● WORK TO BE COMPLETED
Without the pictures, extract every line from the start of the material to the line containing "const yTicksA = [0, 20, 40, 60, 80, 100, 120];", both ends included.

● GIVEN DATA

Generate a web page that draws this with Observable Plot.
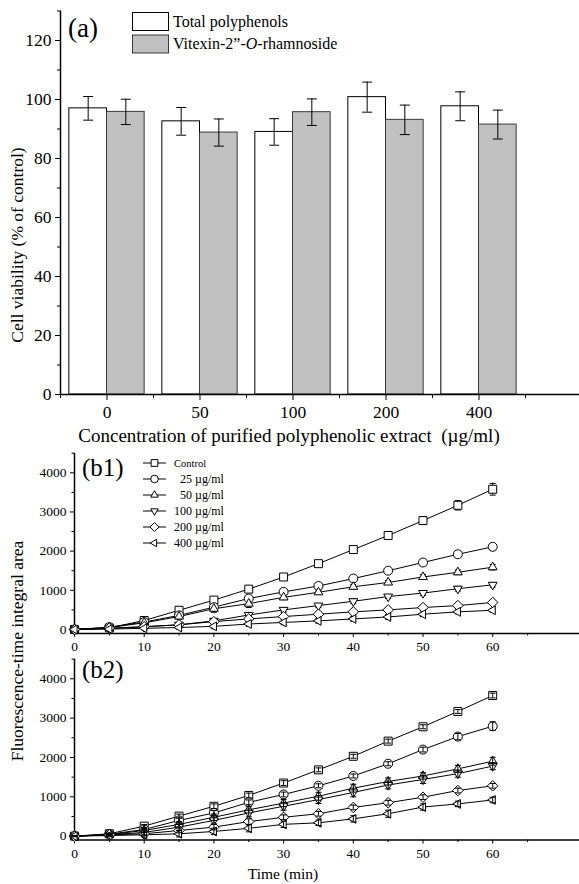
<!DOCTYPE html>
<html><head><meta charset="utf-8">
<script src="https://cdn.jsdelivr.net/npm/d3@7"></script>
<script src="https://cdn.jsdelivr.net/npm/@observablehq/plot@0.6"></script>
<style>
body{margin:0;background:#fff;}
#wrap{position:relative;width:579px;height:884px;font-family:"Liberation Serif","Times New Roman",serif;color:#000;overflow:hidden;}
#wrap > svg, #wrap > figure{position:absolute;left:0;margin:0;}
#wrap svg text{font-family:"Liberation Serif","Times New Roman",serif !important;}
</style></head>
<body><div id="wrap"></div>
<script>
// ---------- Panel (a) data ----------
const concentrations = ["0", "50", "100", "200", "400"];
const totalPolyphenols = [97.0, 92.6, 89.0, 100.8, 97.7];
const totalPolyphenolsErr = [4.0, 4.7, 4.5, 5.1, 4.9];
const vitexin = [95.8, 88.8, 95.7, 93.1, 91.5];
const vitexinErr = [4.3, 4.6, 4.5, 5.0, 4.9];
const yTicksA = [0, 20, 40, 60, 80, 100, 120];

// ---------- Panel (b) data ----------
const times = [0, 5, 10, 15, 20, 25, 30, 35, 40, 45, 50, 55, 60];
const seriesNames = ["Control", "25 µg/ml", "50 µg/ml", "100 µg/ml", "200 µg/ml", "400 µg/ml"];
const legendLabels = ["Control", "  25 µg/ml", "  50 µg/ml", "100 µg/ml", "200 µg/ml", "400 µg/ml"];
const yTicksB = [0, 1000, 2000, 3000, 4000];
const xTicksB = [0, 10, 20, 30, 40, 50, 60];
const b1Control = [0, 40, 230, 490, 750, 1030, 1340, 1680, 2040, 2400, 2780, 3170, 3580];
const b1C25 = [0, 60, 190, 360, 570, 790, 960, 1110, 1300, 1500, 1710, 1920, 2110];
const b1C50 = [0, 50, 170, 330, 530, 660, 820, 950, 1090, 1200, 1340, 1460, 1590];
const b1C100 = [0, 25, 70, 120, 220, 370, 500, 610, 720, 840, 930, 1040, 1140];
const b1C200 = [0, 35, 70, 120, 200, 270, 330, 390, 450, 500, 560, 610, 690];
const b1C400 = [0, 10, 30, 50, 80, 140, 180, 220, 270, 320, 390, 450, 490];
const b1ControlErr = [10, 20, 40, 50, 60, 50, 50, 40, 60, 80, 100, 120, 150];
const b1C25Err = [10, 20, 40, 60, 70, 60, 50, 40, 50, 50, 50, 60, 80];
const b1C50Err = [10, 20, 40, 60, 90, 100, 60, 40, 60, 50, 60, 60, 70];
const b1C100Err = [10, 20, 40, 50, 60, 60, 60, 50, 60, 50, 60, 60, 60];
const b1C200Err = [10, 20, 30, 40, 60, 60, 50, 50, 50, 40, 40, 40, 50];
const b1C400Err = [10, 20, 30, 40, 60, 60, 60, 60, 60, 60, 60, 50, 50];
const b2Control = [0, 60, 255, 510, 760, 1035, 1350, 1685, 2030, 2415, 2780, 3170, 3575];
const b2C25 = [0, 50, 170, 400, 590, 860, 1060, 1280, 1530, 1840, 2200, 2530, 2795];
const b2C50 = [0, 40, 145, 300, 480, 670, 840, 1015, 1220, 1390, 1530, 1710, 1905];
const b2C100 = [0, 35, 95, 230, 400, 590, 760, 930, 1110, 1300, 1440, 1590, 1780];
const b2C200 = [0, 35, 60, 145, 230, 370, 480, 570, 730, 850, 990, 1160, 1280];
const b2C400 = [0, 15, 35, 60, 120, 200, 300, 340, 440, 570, 740, 820, 920];
const b2ControlErr = [10, 20, 40, 50, 60, 60, 60, 50, 50, 50, 50, 50, 60];
const b2C25Err = [10, 20, 40, 60, 60, 60, 60, 50, 50, 50, 60, 80, 110];
const b2C50Err = [10, 20, 50, 70, 80, 80, 90, 100, 100, 90, 80, 90, 100];
const b2C100Err = [10, 30, 60, 80, 90, 100, 100, 100, 110, 100, 100, 90, 90];
const b2C200Err = [10, 20, 40, 60, 70, 70, 60, 60, 60, 60, 60, 60, 60];
const b2C400Err = [10, 30, 60, 80, 80, 90, 80, 70, 80, 90, 80, 70, 70];

// ---------- custom symbols ----------
const hline = {draw(ctx, size){const w = Math.sqrt(size)/2; ctx.moveTo(-w,0); ctx.lineTo(w,0);}};
const triUp = {draw(ctx, size){const R = Math.sqrt(size)*0.64; ctx.moveTo(0,-R); ctx.lineTo(R*0.866,R*0.5); ctx.lineTo(-R*0.866,R*0.5); ctx.closePath();}};
const triDown = {draw(ctx, size){const R = Math.sqrt(size)*0.64; ctx.moveTo(0,R); ctx.lineTo(R*0.866,-R*0.5); ctx.lineTo(-R*0.866,-R*0.5); ctx.closePath();}};
const triLeft = {draw(ctx, size){const R = Math.sqrt(size)*0.64; ctx.moveTo(-R,0); ctx.lineTo(R*0.5,-R*0.866); ctx.lineTo(R*0.5,R*0.866); ctx.closePath();}};
const diamond = {draw(ctx, size){const R = Math.sqrt(size)*0.66; ctx.moveTo(0,-R); ctx.lineTo(R,0); ctx.lineTo(0,R); ctx.lineTo(-R,0); ctx.closePath();}};
const square = {draw(ctx, size){const h = Math.sqrt(size)*0.5; ctx.rect(-h,-h,2*h,2*h);}};
const seriesSymbols = [square, d3.symbolCircle, triUp, triDown, diamond, triLeft];

const wrap = document.getElementById("wrap");
const FONT = '"Liberation Serif","Times New Roman",serif';

function place(node, top){
  node.style.top = top + "px";
  node.style.fontFamily = FONT;
  d3.select(node).selectAll("text").style("font-family", FONT);
  wrap.appendChild(node);
}

// ---------- Panel (a) ----------
const half = 0.405;
const rowsA = concentrations.map((c, i) => ({c, i, tp: totalPolyphenols[i], tpe: totalPolyphenolsErr[i], vx: vitexin[i], vxe: vitexinErr[i]}));
const capR = Math.sqrt(100/Math.PI);
const plotA = Plot.plot({
  width: 579, height: 445,
  marginLeft: 60, marginRight: 0, marginTop: 10.5, marginBottom: 51,
  style: {fontFamily: FONT, color: "#000", background: "transparent", overflow: "visible"},
  x: {type: "linear", domain: [-0.5, (579-60)/93 - 0.5], axis: null},
  y: {domain: [0, 130], axis: null},
  marks: [
    Plot.rect(rowsA, {x1: d => d.i - half, x2: d => d.i, y1: 0, y2: "tp", fill: "white", stroke: "#000", strokeWidth: 1}),
    Plot.rect(rowsA, {x1: d => d.i, x2: d => d.i + half, y1: 0, y2: "vx", fill: "#c0c0c0", stroke: "#3a3a3a", strokeWidth: 1}),
    Plot.ruleX(rowsA, {x: d => d.i - half/2, y1: d => d.tp - d.tpe, y2: d => d.tp + d.tpe, stroke: "#000", strokeWidth: 1}),
    Plot.dot(rowsA, {x: d => d.i - half/2, y: d => d.tp - d.tpe, symbol: hline, r: capR, stroke: "#000", strokeWidth: 1}),
    Plot.dot(rowsA, {x: d => d.i - half/2, y: d => d.tp + d.tpe, symbol: hline, r: capR, stroke: "#000", strokeWidth: 1}),
    Plot.ruleX(rowsA, {x: d => d.i + half/2, y1: d => d.vx - d.vxe, y2: d => d.vx + d.vxe, stroke: "#000", strokeWidth: 1}),
    Plot.dot(rowsA, {x: d => d.i + half/2, y: d => d.vx - d.vxe, symbol: hline, r: capR, stroke: "#000", strokeWidth: 1}),
    Plot.dot(rowsA, {x: d => d.i + half/2, y: d => d.vx + d.vxe, symbol: hline, r: capR, stroke: "#000", strokeWidth: 1}),
    Plot.ruleY([0], {stroke: "#000", strokeWidth: 1.5}),
    Plot.ruleX([-0.5], {stroke: "#000", strokeWidth: 1.5}),
    Plot.axisY({ticks: yTicksA, tickSize: 5, tickPadding: 4, fontSize: 17.5, label: null, tickFormat: d3.format("d")}),
    Plot.axisY({ticks: d3.range(10, 131, 20), tickSize: 3, tickFormat: () => "", label: null}),
    Plot.axisX({ticks: d3.range(0, concentrations.length), tickFormat: i => concentrations[i], tickSize: 6, tickPadding: 5, fontSize: 17.5, label: null}),
    Plot.axisX({ticks: d3.range(-0.5, concentrations.length, 1), tickSize: 4, tickFormat: () => "", label: null})
  ]
});
place(plotA, 0);

// ---------- Panels (b1), (b2) ----------
function tidy(seriesList, errList){
  const rows = [];
  seriesList.forEach((vals, s) => vals.forEach((v, k) => rows.push({s, t: times[k], v, e: errList[s][k]})));
  return rows;
}
const b1Rows = tidy([b1Control, b1C25, b1C50, b1C100, b1C200, b1C400], [b1ControlErr, b1C25Err, b1C50Err, b1C100Err, b1C200Err, b1C400Err]);
const b2Rows = tidy([b2Control, b2C25, b2C50, b2C100, b2C200, b2C400], [b2ControlErr, b2C25Err, b2C50Err, b2C100Err, b2C200Err, b2C400Err]);

function panelB(rows, height, marginTop, marginBottom, barsOnTop){
  const ml = 74, pxPerMin = 6.97;
  const marks = [
    Plot.ruleY([-100], {stroke: "#000", strokeWidth: 1.5}),
    Plot.ruleX([0], {stroke: "#000", strokeWidth: 1.5}),
    Plot.axisY({ticks: yTicksB, tickSize: 4, tickPadding: 4, fontSize: 13.5, label: null, tickFormat: d3.format("d")}),
    Plot.axisY({ticks: d3.range(500, 4501, 1000), tickSize: 2.5, tickFormat: () => "", label: null}),
    Plot.axisX({ticks: xTicksB, tickSize: 4, tickPadding: 4, fontSize: 13.5, label: null, tickFormat: d3.format("d")}),
    Plot.axisX({ticks: d3.range(5, 66, 10), tickSize: 2.5, tickFormat: () => "", label: null})
  ];
  const capRb = Math.sqrt(36/Math.PI);
  for (let s = 0; s < seriesNames.length; s++){
    const d = rows.filter(r => r.s === s);
    marks.push(Plot.line(d, {x: "t", y: "v", stroke: "#000", strokeWidth: 1}));
  }
  const bars = [];
  for (let s = 0; s < seriesNames.length; s++){
    const d = rows.filter(r => r.s === s);
    bars.push(Plot.ruleX(d, {x: "t", y1: r => r.v - r.e, y2: r => r.v + r.e, stroke: "#000", strokeWidth: 1}));
    bars.push(Plot.dot(d, {x: "t", y: r => r.v - r.e, symbol: hline, r: capRb, stroke: "#000", strokeWidth: 1}));
    bars.push(Plot.dot(d, {x: "t", y: r => r.v + r.e, symbol: hline, r: capRb, stroke: "#000", strokeWidth: 1}));
  }
  const dots = [];
  for (let s = 0; s < seriesNames.length; s++){
    const d = rows.filter(r => r.s === s);
    dots.push(Plot.dot(d, {x: "t", y: "v", symbol: seriesSymbols[s], r: 4.5, fill: "white", stroke: "#000", strokeWidth: 1}));
  }
  if (barsOnTop) marks.push(...dots, ...bars); else marks.push(...bars, ...dots);
  return Plot.plot({
    width: 579, height,
    marginLeft: ml, marginRight: 0, marginTop, marginBottom,
    style: {fontFamily: FONT, color: "#000", background: "transparent", overflow: "visible"},
    x: {type: "linear", domain: [0, (579 - ml)/pxPerMin], axis: null},
    y: {domain: [-100, 4500], axis: null},
    marks
  });
}
place(panelB(b1Rows, 210, 7.7, 22.1, false), 445);
place(panelB(b2Rows, 229, 3.6, 44.4, true), 655);

// ---------- overlay text & legends ----------
const ov = d3.select(wrap).append("svg")
  .attr("width", 579).attr("height", 884)
  .style("position", "absolute").style("top", "0px").style("left", "0px")
  .style("font-family", FONT).style("pointer-events", "none");

ov.append("text").attr("x", 68).attr("y", 37).attr("font-size", 27).text("(a)");
ov.append("text").attr("transform", "translate(23,245) rotate(-90)").attr("text-anchor", "middle").attr("font-size", 17.5).text("Cell viability (% of control)");
ov.append("text").attr("x", 289).attr("y", 442).attr("text-anchor", "middle").attr("font-size", 19).style("white-space", "pre").text("Concentration of purified polyphenolic extract  (µg/ml)");

// legend (a)
const legA = [{name: "Total polyphenols", fill: "white", stroke: "#000"}, {name: null, fill: "#c0c0c0", stroke: "#3a3a3a"}];
ov.append("rect").attr("x", 132.5).attr("y", 12.5).attr("width", 36).attr("height", 18).attr("fill", legA[0].fill).attr("stroke", legA[0].stroke);
ov.append("rect").attr("x", 132.5).attr("y", 35).attr("width", 36).attr("height", 18).attr("fill", legA[1].fill).attr("stroke", legA[1].stroke);
ov.append("text").attr("x", 173).attr("y", 27).attr("font-size", 16).text(legA[0].name);
const t2 = ov.append("text").attr("x", 173).attr("y", 49).attr("font-size", 16);
t2.append("tspan").text("Vitexin-2”-");
t2.append("tspan").attr("font-style", "italic").text("O");
t2.append("tspan").text("-rhamnoside");

// b labels
ov.append("text").attr("x", 82).attr("y", 476).attr("font-size", 25).text("(b1)");
ov.append("text").attr("x", 82).attr("y", 678).attr("font-size", 25).text("(b2)");
ov.append("text").attr("transform", "translate(23,651) rotate(-90)").attr("text-anchor", "middle").attr("font-size", 17.5).text("Fluorescence-time integral area");
ov.append("text").attr("x", 283).attr("y", 879).attr("text-anchor", "middle").attr("font-size", 15.5).text("Time (min)");

// legend (b1)
seriesNames.forEach((name, s) => {
  const y = 463 + s * 16;
  ov.append("line").attr("x1", 143).attr("x2", 166).attr("y1", y).attr("y2", y).attr("stroke", "#000");
  ov.append("path").attr("transform", `translate(154.5,${y})`).attr("d", d3.symbol(seriesSymbols[s], Math.PI*3.8*3.8)()).attr("fill", "white").attr("stroke", "#000");
  ov.append("text").attr("x", 174).attr("y", y + 4).attr("font-size", s === 0 ? 10.5 : 12).style("white-space", "pre").text(legendLabels[s]);
});
</script>
</body></html>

● TASK OUTPUT
Generate a web page that draws this with Observable Plot.
<!DOCTYPE html>
<html><head><meta charset="utf-8">
<script src="https://cdn.jsdelivr.net/npm/d3@7"></script>
<script src="https://cdn.jsdelivr.net/npm/@observablehq/plot@0.6"></script>
<style>
body{margin:0;background:#fff;}
#wrap{position:relative;width:579px;height:884px;font-family:"Liberation Serif","Times New Roman",serif;color:#000;overflow:hidden;}
#wrap > svg, #wrap > figure{position:absolute;left:0;margin:0;}
#wrap svg text{font-family:"Liberation Serif","Times New Roman",serif !important;}
</style></head>
<body><div id="wrap"></div>
<script>
// ---------- Panel (a) data ----------
const concentrations = ["0", "50", "100", "200", "400"];
const totalPolyphenols = [97.0, 92.6, 89.0, 100.8, 97.7];
const totalPolyphenolsErr = [4.0, 4.7, 4.5, 5.1, 4.9];
const vitexin = [95.8, 88.8, 95.7, 93.1, 91.5];
const vitexinErr = [4.3, 4.6, 4.5, 5.0, 4.9];
const yTicksA = [0, 20, 40, 60, 80, 100, 120];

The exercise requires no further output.